Baz Luhrmann’s “The Great Gatsby” is lurid, shallow, glamorous, trashy, tasteless, seductive, sentimental, aloof, and artificial. It’s an excellent adaptation, in other words, of F. Scott Fitzgerald’s melodramatic American classic. Luhrmann, as expected, has turned “Gatsby” into a theme-park ride. But he’s done it in exactly the right way. He hasn’t tried to make the novel more respectable, intellectual, or realistic. Instead, he’s taken “The Great Gatsby” very seriously just as it is.
“Gatsby” is hard to pin down. On the one hand, it’s broadly understood as a classic American novel, which suggests that it must have important things to say about the twenties, money, love, and the American dream. On the other, it seems self-evidently to be about style over substance. It’s short (only a hundred and fifty pages); its plot is absurd; and it examines only the thinnest wedge of American life.
Joshua Rothman, “The serious superficiality of The Great Gatsby,” The New Yorker, May 13, 2013
This argument is such a boldly counter-intuitive one that I’ve seen it made in at least half-a-dozen different places around the internet since I saw the movie last night (e.g.). It doesn’t wash; Spring Breakers is a better Gatsby than Luhrmann’s if it’s dizzying crapulence you’re looking for. (As suggested here and here.)
But, yes, Fitzgerald’s story is lurid and shallow and all of those things, but it isn’t the way Luhrmann’s is; the artificiality of the novel is more like that of Mad Men, which captures the novel’s spirit better than this film.

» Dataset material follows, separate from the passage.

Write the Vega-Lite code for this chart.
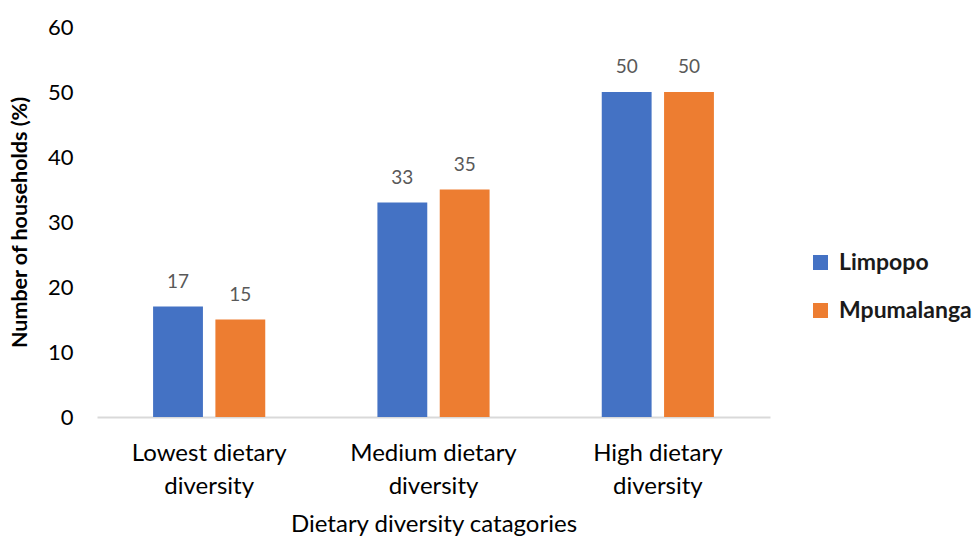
{
  "$schema": "https://vega.github.io/schema/vega-lite/v6.json",
  "width": 673,
  "height": 390,
  "padding": {"left": 9, "top": 16, "right": 0, "bottom": 0},
  "background": "white",
  "config": {
    "font": "Lato",
    "view": {"stroke": null}
  },
  "data": {
    "values": [
      {"category": "Lowest dietary diversity", "province": "Limpopo", "value": 17},
      {"category": "Lowest dietary diversity", "province": "Mpumalanga", "value": 15},
      {"category": "Medium dietary diversity", "province": "Limpopo", "value": 33},
      {"category": "Medium dietary diversity", "province": "Mpumalanga", "value": 35},
      {"category": "High dietary diversity", "province": "Limpopo", "value": 50},
      {"category": "High dietary diversity", "province": "Mpumalanga", "value": 50}
    ]
  },
  "encoding": {
    "x": {
      "field": "category",
      "type": "nominal",
      "sort": null,
      "scale": {"paddingInner": 0.5, "paddingOuter": 0.25},
      "axis": {
        "title": "Dietary diversity catagories",
        "titleFont": "Lato",
        "titleFontSize": 24,
        "titleFontWeight": "normal",
        "titleColor": "#000000",
        "titlePadding": 14,
        "labelAngle": 0,
        "labelFont": "Lato",
        "labelFontSize": 24,
        "labelColor": "#000000",
        "labelLineHeight": 33,
        "labelPadding": 24,
        "labelExpr": "[replace(datum.label, ' diversity', ''), 'diversity']",
        "ticks": false,
        "domainColor": "#d9d9d9",
        "domainWidth": 2
      }
    },
    "xOffset": {
      "field": "province",
      "type": "nominal",
      "scale": {"paddingInner": 0.2, "paddingOuter": 0}
    },
    "y": {
      "field": "value",
      "type": "quantitative",
      "scale": {"domain": [0, 60]},
      "axis": {
        "title": "Number of households (%)",
        "titleFont": "Lato",
        "titleFontSize": 21.5,
        "titleFontWeight": "bold",
        "titleColor": "#000000",
        "titlePadding": 16,
        "values": [0, 10, 20, 30, 40, 50, 60],
        "labelOverlap": false,
        "labelFont": "Lato",
        "labelFontSize": 22,
        "labelColor": "#000000",
        "labelPadding": 24,
        "ticks": false,
        "domain": false,
        "grid": false
      }
    }
  },
  "layer": [
    {
      "mark": {"type": "bar"},
      "encoding": {
        "color": {
          "field": "province",
          "type": "nominal",
          "scale": {"domain": ["Limpopo", "Mpumalanga"], "range": ["#4472C4", "#ED7D31"]},
          "legend": {
            "title": null,
            "orient": "none",
            "legendX": 712,
            "legendY": 224,
            "symbolType": "square",
            "symbolSize": 225,
            "symbolStrokeWidth": 0,
            "labelFont": "Lato",
            "labelFontSize": 23,
            "labelFontWeight": "bold",
            "labelColor": "#1a1a1a",
            "rowPadding": 24,
            "labelOffset": 7
          }
        }
      }
    },
    {
      "mark": {"type": "text", "baseline": "alphabetic", "dy": -19, "fontSize": 19, "color": "#595959", "font": "Lato"},
      "encoding": {
        "text": {"field": "value", "type": "quantitative"}
      }
    }
  ]
}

Mad Men, like Gatsby, has at its center a Midwestern Horatio Alger, one with a shady past and a false identity. It seeks to capture the entirety of an era while never shifting its gaze from the wealthiest slice of its society. And, importantly, it has that same oneiric quality, as well as a seductive elevation of style — as distinct from spectacle — over substance. (Gatsby with its language, Mad Men with its design aesthetic.) It has that same pervasive melancholy in spite of itself. Both are soapy, and sometimes preposterously so, but soapy doesn’t need to mean loud or busy. And, sorry Baz, but it should never mean boring.
Isabel is right about the shirts, though I don’t agree with her about Leo. I do about Tobey Maguire though. He wandered through this picture with that air of dimwitted amiability that seems to have become the essence of the only character he knows how to play. The performance wasn’t wrong for the part he was playing, but it felt like someone’s vision of the role was Peter Parker as Nick Carraway and so this casting choice was made.
The framing device of Carraway as author was dreadful, exactly as bad as when Life of Pi made that mistake — though at least here it didn’t seem as if it was done because the brains behind it thought they needed a white guy to act as an intermediary between the Indian main character and the audience. See here for more:
The most irritating thing about The Great Gatsby (which I mostly enjoyed) was Tobey Maguire’s voice-over. “He had the kind of smile that seemed to believe you, and understand you as you wanted to be believed and understood,” says Tobey over a shot of Leonardo DiCaprio giving us exactly that kind of smile. And then, later, “Gatsby looked in that moment as if he had killed a man,” Tobey says over an image of DiCaprio looking — yes! — exactly like someone who had killed a man.
There’s something uncomfortable about Luhrmann’s apparent fascination with the physicality of black bodies, though there’s a chance he may be channeling Fitgerald’s presentation of the same, viz, for instance:
A dead man passed us in a hearse heaped with blooms, followed by two carriages with drawn blinds and by more cheerful carriages for friends. The friends looked out at us with the tragic eyes and short upper lips of south-eastern Europe, and I was glad that the sight of Gatsby’s splendid car was included in their somber holiday. As we crossed Blackwell’s Island a limousine passed us, driven by a white chauffeur, in which sat three modish Negroes, two bucks and a girl. I laughed aloud as the yolks of their eyeballs rolled toward us in haughty rivalry.
This though, from the New Yorker piece:
Fitzgerald understood the pleasures of giving in, and he saw people as desperate to give in to nearly anything — a drink, a person, a story, a feeling, a song, a crowd, an idea. We were especially willing, he thought, to give in to ideas — to fantasies. “Gatsby” captures, with great vividness, the push and pull of illusion and self-delusion; the danger and thrill of forgetting, lying, and fantasizing; the hazards and the indispensability of dreaming and idealization.
And Luhrmann doesn’t know how to seduce; he can only aim to awe. Which, sure, might be like Gatsby the man, but not much at all like Gatsby the story.